The shares of Zomato have been in retrograde for the past few trading weeks. The shares of the company are once again in red on Tuesday, January 7.
Jefferies Downgrades Zomato
Last month, the food-delivery company was inducted into the Sensex 30, after Jindal Steel was left out of the elite group. The company shares have not had the best time in the recent past.
Addding to the woes of the company, the American brokerage company Jefferies downgraded the company stock. In its bulletin, the broking company downgraded the company stock to hold.
The rating agency slashed the ‘Target’ To Rs 275 per share, from the previous Rs 335 per piece.
According to the agency, after a year of doubling in 2024, 2025 will mark the year of consolidation.

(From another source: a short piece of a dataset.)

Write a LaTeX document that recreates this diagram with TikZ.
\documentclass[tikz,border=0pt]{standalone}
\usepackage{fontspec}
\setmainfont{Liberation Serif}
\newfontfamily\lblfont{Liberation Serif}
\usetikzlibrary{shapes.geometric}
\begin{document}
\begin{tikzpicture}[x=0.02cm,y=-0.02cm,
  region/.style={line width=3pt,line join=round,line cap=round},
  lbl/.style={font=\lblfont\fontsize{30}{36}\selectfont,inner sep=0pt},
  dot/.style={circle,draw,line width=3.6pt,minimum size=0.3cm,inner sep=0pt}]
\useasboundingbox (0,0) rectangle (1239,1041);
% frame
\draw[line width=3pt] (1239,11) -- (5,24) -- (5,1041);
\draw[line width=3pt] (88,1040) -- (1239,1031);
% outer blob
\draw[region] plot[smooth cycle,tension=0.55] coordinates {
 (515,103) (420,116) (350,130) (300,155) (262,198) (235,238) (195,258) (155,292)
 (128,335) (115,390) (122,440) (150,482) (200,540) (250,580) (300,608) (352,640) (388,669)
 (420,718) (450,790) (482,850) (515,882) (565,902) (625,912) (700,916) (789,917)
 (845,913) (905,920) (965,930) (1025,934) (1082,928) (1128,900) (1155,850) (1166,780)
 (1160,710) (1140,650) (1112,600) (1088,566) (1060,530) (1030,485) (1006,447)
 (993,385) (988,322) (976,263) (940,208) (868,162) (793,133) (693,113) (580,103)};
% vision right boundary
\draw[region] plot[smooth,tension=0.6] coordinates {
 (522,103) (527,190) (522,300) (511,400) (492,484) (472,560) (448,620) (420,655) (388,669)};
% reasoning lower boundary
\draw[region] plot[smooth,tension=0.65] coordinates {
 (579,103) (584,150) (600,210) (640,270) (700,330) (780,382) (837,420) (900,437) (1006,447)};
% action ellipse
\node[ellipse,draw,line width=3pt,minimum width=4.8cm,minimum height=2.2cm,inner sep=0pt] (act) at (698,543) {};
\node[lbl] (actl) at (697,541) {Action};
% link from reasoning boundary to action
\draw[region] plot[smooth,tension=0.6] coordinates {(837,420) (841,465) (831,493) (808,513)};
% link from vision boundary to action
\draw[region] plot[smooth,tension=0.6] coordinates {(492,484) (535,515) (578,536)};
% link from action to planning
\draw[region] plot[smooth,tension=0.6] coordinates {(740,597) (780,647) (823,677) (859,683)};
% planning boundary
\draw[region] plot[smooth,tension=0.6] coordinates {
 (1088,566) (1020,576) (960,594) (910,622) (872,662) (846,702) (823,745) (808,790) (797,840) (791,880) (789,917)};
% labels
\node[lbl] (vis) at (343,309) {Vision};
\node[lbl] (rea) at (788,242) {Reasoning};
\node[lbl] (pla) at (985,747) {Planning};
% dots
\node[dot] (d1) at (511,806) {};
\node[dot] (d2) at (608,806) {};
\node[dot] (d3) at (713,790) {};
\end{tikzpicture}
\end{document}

The agency attributes these cuts to the rising competition in the food delivery and quick service business, which has only grown fierce in the recent past.
Zomato Shares In Red
Zomato along with its quick service arm Blinkit is taking on the major market forces including Swiggy and its Swiggy Instamart and Zepto.

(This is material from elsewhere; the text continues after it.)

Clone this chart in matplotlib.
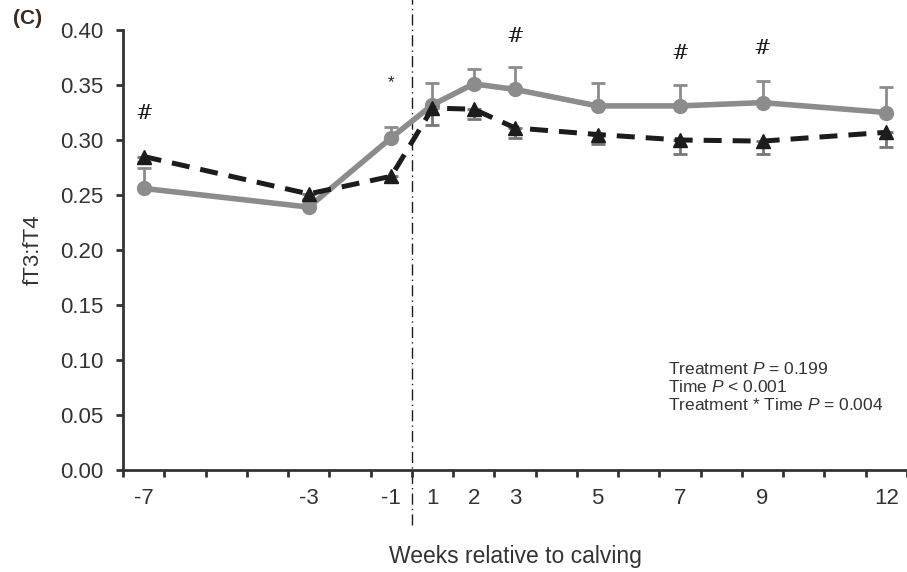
"""fT3:fT4 ratio around calving, two treatments."""

import numpy as np
import matplotlib
matplotlib.use("Agg")
import matplotlib.pyplot as plt
import matplotlib.transforms as mtransforms

plt.rcParams["font.family"] = ["Liberation Sans", "DejaVu Sans"]
plt.rcParams["mathtext.fontset"] = "custom"
plt.rcParams["mathtext.rm"] = "Liberation Sans"
plt.rcParams["mathtext.it"] = "Liberation Sans:italic"

weeks = [-7, -3, -1, 1, 2, 3, 5, 7, 9, 12]
grey_mean = [0.256, 0.239, 0.302, 0.332, 0.351, 0.346, 0.331, 0.331, 0.334, 0.325]
grey_se = [0.019, 0.004, 0.010, 0.020, 0.014, 0.020, 0.021, 0.019, 0.020, 0.023]
black_mean = [0.285, 0.251, 0.267, 0.329, 0.328, 0.311, 0.305, 0.300, 0.299, 0.307]
black_se = [0.005, 0.005, 0.005, 0.015, 0.009, 0.009, 0.009, 0.013, 0.0115, 0.013]

# significance marks: (week, y, symbol)
marks = [(-7, 0.324, "#"), (-1, 0.3525, "*"), (3, 0.394, "#"),
         (7, 0.379, "#"), (9, 0.383, "#")]

stats_lines = ["Treatment $P$ = 0.199", "Time $P$ < 0.001",
               "Treatment * Time $P$ = 0.004"]

GREY = "#8c8c8c"
BLACK = "#1c1c1c"
AXC = "#333333"


def wpos(w):
    # no week 0 -> one slot per week, centred in its slot
    return w + 7.5 if w < 0 else w + 6.5


def main():
    x = np.array([wpos(w) for w in weeks])
    gm = np.array(grey_mean); gs = np.array(grey_se)
    bm = np.array(black_mean); bs = np.array(black_se)

    fig = plt.figure(figsize=(9.07, 5.72), dpi=100)
    ax = fig.add_axes([123 / 907, 1 - 470 / 572, 1 - 123 / 907, 440 / 572])

    # error bars (grey upper, black lower)
    ax.errorbar(x, gm, yerr=[np.zeros_like(gs), gs], fmt="none", ecolor=GREY,
                elinewidth=2, capsize=5, capthick=2, zorder=2)
    ax.errorbar(x, bm, yerr=[bs, np.zeros_like(bs)], fmt="none", ecolor="#777777",
                elinewidth=2, capsize=5, capthick=2, zorder=2)

    ax.plot(x, gm, color=GREY, lw=4, marker="o", ms=10, zorder=3)
    ax.plot(x, bm, color=BLACK, lw=3.6, ls=(0, (3.6, 2.2)), marker="^", ms=10,
            zorder=4)

    # calving line, runs past the axes
    trans = mtransforms.blended_transform_factory(ax.transData, ax.transAxes)
    ax.plot([7, 7], [-0.125, 1.07], transform=trans, color=BLACK, lw=1,
            ls=(0, (8, 3, 1, 3)), clip_on=False, zorder=1)

    for w, yv, s in marks:
        ax.text(wpos(w), yv, s, ha="center", va="center", fontsize=15 if s == "#" else 12,
                color=BLACK, family=["DejaVu Serif"] if s == "#" else None)

    for i, line in enumerate(stats_lines):
        ax.text(13.2, 0.0916 - i * 0.0164, line, fontsize=12.5, color=AXC,
                va="center", ha="left")

    ax.set_xlim(0, 19)
    ax.set_ylim(0, 0.40)
    ax.set_yticks(np.arange(0, 0.401, 0.05))
    ax.set_yticklabels([f"{v:.2f}" for v in np.arange(0, 0.401, 0.05)])
    ax.set_xticks(np.arange(0, 20))
    ax.set_xticklabels([])
    ax.set_xticks(x, minor=True)
    ax.set_xticklabels([str(w) for w in weeks], minor=True)

    ax.tick_params(axis="x", which="major", length=5, width=2, color=AXC)
    ax.tick_params(axis="x", which="minor", length=0, pad=13, labelsize=16,
                   labelcolor=AXC)
    ax.tick_params(axis="y", length=5, width=2, color=AXC, labelsize=16,
                   labelcolor=AXC, pad=9)

    for side in ("top", "right"):
        ax.spines[side].set_visible(False)
    for side in ("left", "bottom"):
        ax.spines[side].set_linewidth(2)
        ax.spines[side].set_color(AXC)

    ax.set_ylabel("fT3:fT4", fontsize=16, color=AXC, labelpad=12)
    ax.set_xlabel("Weeks relative to calving", fontsize=16.5, color=AXC, labelpad=26)

    fig.text(13 / 907, 1 - 19 / 572, "(C)", fontsize=15, fontweight="bold",
             color="#3b2a20", va="center", ha="left")

    fig.savefig("out.png", dpi=100)


if __name__ == "__main__":
    main()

In addition, other e-commerce giants like Flipkart are also expected to enter the market with its Flipkart Minutes.
Jefferies also claimed that the pricing in the cut-throat, price-sensitive market, along with the barrage of discounts could hurt the company’s profitability.
In the past five trading sessions alone, the company shares dipped by 9.52 per cent in 5 trading sessions.

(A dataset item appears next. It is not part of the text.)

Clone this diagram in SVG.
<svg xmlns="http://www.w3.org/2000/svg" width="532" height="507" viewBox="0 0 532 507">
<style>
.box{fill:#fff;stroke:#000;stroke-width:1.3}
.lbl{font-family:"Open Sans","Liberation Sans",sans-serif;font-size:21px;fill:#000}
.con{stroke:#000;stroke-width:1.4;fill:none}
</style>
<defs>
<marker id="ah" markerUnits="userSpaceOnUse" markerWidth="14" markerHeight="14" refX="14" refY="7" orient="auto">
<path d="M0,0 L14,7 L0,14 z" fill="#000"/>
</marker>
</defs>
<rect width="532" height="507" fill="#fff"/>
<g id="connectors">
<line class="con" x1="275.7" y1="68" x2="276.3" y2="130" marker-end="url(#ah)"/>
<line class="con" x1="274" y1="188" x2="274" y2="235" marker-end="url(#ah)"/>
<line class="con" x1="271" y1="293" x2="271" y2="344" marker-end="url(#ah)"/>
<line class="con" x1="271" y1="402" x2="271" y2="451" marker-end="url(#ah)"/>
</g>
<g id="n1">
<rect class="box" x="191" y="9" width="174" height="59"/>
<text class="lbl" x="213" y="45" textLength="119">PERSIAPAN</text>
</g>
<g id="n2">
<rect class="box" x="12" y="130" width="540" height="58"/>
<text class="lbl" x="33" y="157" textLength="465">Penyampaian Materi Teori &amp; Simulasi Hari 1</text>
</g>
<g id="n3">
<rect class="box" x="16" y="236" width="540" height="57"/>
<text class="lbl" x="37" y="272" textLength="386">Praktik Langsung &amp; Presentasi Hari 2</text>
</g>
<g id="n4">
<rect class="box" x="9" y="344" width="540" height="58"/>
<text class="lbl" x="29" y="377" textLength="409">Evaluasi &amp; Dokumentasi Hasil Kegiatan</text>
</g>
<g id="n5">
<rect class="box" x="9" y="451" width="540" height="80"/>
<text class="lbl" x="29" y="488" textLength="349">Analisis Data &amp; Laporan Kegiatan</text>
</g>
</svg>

In the past month, the decline in the shares prices looked even more red, as the stock value of the Deepinder Goyal-led company diminished by 14.53 per cent or Rs 42.90.
On Tuesday, the trend of depletion in investors from the company continued. Zomato shares dropped by a further 4.70 per cent or Rs 12.45. This took the overall value of the company shares to Rs 252.40 per piece.